Simpson learned from other sources that Anderson and Manson were at odds with each other and that their failure to communicate had detained the New Caledonia brigade several weeks at Fort Kamloops awaiting the arrival of Anderson with the Colvile returns.52 Douglas reported that on their return journey they came to high words at Fort Hope and parted in anger.53

The successful outward trial of Peers's road by the brigades in 1850 finally established the all-British route to the interior. The brigades crossed the Fraser River ridge without difficulty, the snow being compact enough to support the loaded horses. The men met with no molestation from the natives and in general reported favourably on the road. The Colvile people reached Langley in 17 days' moderate travelling, and the other brigades took ten days from the Thompson.54

On 17 August 1850 a rejoicing Douglas wrote to A. Barclay in London;

It is a great relief to have established the practicability of this route to the interior through the formidable barrier of mountains which separates it from Frasers River — while it will have the effect of imparting a greater degree of confidence of our own operations, it may also have an important bearing on the future destinies of the country at large; a triumph, probably the last of the kind reserved for the Fur Trade.55

For the officer in charge of Fort Langley who had laboured to open communication at a time when the salmon fishery was increasingly important, the final establishment of the brigade trail also brought relief.
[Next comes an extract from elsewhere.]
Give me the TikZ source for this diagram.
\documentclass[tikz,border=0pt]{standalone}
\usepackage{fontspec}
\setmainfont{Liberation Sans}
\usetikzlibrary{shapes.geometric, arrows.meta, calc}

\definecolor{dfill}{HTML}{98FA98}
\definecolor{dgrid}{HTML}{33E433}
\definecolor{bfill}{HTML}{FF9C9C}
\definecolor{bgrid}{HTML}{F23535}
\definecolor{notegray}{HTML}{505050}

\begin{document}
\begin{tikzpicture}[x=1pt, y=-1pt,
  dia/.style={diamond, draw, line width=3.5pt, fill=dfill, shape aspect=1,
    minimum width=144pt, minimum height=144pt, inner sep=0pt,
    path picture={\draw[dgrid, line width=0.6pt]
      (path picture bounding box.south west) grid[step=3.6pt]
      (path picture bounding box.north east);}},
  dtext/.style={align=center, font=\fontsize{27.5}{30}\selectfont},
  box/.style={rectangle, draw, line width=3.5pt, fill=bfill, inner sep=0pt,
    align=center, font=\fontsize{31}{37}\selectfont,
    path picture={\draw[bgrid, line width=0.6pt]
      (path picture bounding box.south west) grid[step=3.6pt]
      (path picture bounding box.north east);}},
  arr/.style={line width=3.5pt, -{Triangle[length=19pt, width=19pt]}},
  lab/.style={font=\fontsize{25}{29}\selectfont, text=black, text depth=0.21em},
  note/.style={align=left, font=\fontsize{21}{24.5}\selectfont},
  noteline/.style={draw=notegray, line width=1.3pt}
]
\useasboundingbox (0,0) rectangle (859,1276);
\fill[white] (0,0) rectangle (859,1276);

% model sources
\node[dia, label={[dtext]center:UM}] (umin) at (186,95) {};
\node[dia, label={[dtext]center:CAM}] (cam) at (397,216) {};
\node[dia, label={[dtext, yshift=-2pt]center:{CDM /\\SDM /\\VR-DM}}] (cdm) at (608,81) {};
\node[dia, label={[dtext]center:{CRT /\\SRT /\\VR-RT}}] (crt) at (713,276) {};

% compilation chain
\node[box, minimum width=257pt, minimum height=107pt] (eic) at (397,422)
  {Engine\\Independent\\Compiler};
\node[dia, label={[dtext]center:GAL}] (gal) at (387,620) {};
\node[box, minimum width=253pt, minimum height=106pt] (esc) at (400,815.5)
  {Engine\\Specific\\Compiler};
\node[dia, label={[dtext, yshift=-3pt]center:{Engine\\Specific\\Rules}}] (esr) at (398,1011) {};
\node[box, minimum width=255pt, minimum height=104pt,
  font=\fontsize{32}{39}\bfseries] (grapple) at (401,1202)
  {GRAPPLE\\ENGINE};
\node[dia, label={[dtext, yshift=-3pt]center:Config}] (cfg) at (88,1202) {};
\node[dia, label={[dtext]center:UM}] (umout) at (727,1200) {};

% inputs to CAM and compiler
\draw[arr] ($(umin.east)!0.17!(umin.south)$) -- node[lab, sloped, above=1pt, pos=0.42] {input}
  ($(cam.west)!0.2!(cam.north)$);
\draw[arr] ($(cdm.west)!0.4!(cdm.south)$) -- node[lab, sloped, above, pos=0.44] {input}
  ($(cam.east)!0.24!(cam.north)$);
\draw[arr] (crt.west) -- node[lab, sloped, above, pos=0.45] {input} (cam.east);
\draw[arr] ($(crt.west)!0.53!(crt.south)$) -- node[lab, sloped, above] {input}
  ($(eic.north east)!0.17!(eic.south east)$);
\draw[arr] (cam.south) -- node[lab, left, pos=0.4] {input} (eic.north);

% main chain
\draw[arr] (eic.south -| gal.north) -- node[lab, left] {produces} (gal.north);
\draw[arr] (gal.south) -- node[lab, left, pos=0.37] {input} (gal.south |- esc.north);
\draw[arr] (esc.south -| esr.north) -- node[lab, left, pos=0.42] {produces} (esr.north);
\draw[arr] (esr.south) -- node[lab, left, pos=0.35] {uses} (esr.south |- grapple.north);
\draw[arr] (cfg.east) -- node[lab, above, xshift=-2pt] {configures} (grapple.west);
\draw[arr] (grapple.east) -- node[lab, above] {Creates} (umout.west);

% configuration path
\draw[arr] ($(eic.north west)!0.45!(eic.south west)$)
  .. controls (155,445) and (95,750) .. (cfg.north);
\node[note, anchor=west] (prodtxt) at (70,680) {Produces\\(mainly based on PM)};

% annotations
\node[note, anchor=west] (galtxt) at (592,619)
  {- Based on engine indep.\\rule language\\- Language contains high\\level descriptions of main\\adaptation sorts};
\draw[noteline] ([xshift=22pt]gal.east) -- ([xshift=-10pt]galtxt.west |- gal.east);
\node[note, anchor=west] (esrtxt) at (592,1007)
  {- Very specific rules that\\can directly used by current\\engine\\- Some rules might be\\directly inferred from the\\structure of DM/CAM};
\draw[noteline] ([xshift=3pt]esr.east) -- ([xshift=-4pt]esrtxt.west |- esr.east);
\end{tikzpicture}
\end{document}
Yale felt that henceforth the brigades themselves should assume responsibility for maintaining the route and he confided to Simpson his hope that "the interesting matter will now be permitted to rest with themselves, as more consistent with their means, than that which can be afforded from Langley, and without due consideration might continue to be required annually forever."56 While Fort Langley's exploratory work was complete, however, its position as interior depot involved a host of arduous duties which it undertook for another decade.